The purpose of the current study was to provide health professionals, professional organizations, policy makers, and the general public with a practical blueprint for increasing the practice of screening for colorectal carcinoma (CRC) and adenomatous polyps over the next decade. The National Colorectal Cancer Roundtable (NCCRT) was founded in 1997 by the American Cancer Society and the Centers for Disease Control and Prevention to provide strategic leadership, advocacy, long-range planning, and coordination of interventions targeted at reducing the disease burden of CRC through education, early detection, and prevention. The NCCRT and its three workgroups include CRC survivors; recognized experts in primary care, gastroenterology, radiology, colorectal surgery, nursing, public policy, epidemiology, and behavioral science; patient advocates; and representatives of health plans and insurers, government, and other organizations.

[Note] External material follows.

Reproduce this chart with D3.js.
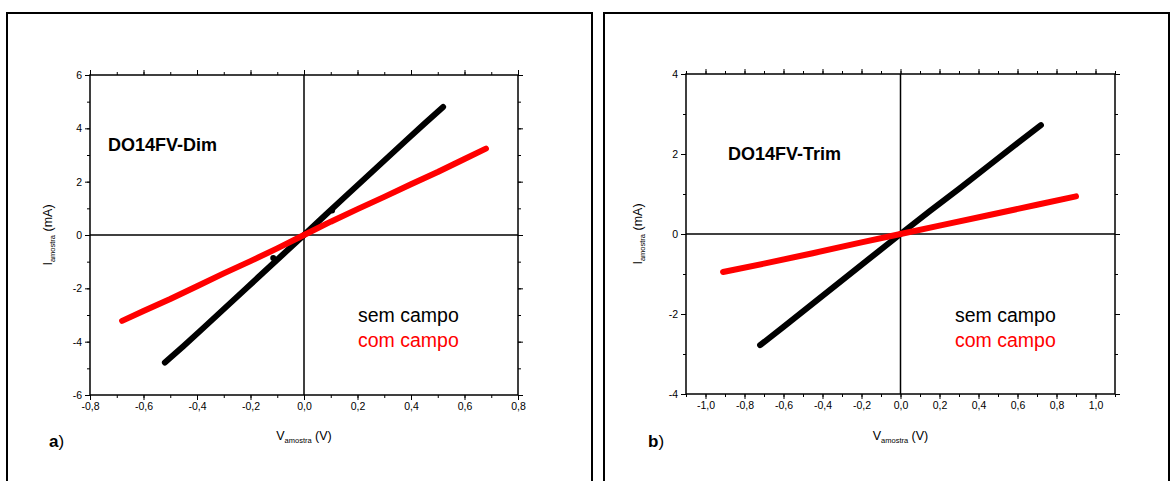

The NCCRT performed a literature review of published and unpublished data related to CRC screening guidelines, compliance, and barriers to adherence, as well as test effectiveness and cost-effectiveness. Members of the three NCCRT workgroups developed summary reports regarding professional education, public education and awareness, and health policy. A drafting committee developed the final strategic plan from workgroup reports, which was reviewed by the entire NCCRT membership, amended, and subsequently approved in final form.


Although the rationale for population-wide CRC screening is well established, the majority of adults in the U.S. are not currently being screened for CRC. Thus, the nation foregoes an opportunity to reduce CRC-related mortality by an estimated ≥ 50%. To increase CRC screening rates, the issues of patient and physician barriers to screening, lack of universal coverage, lack of incentives to motivate adherence, and expanded infrastructure must be addressed. Cancer 2002;95:1618–28. © 2002 American Cancer Society.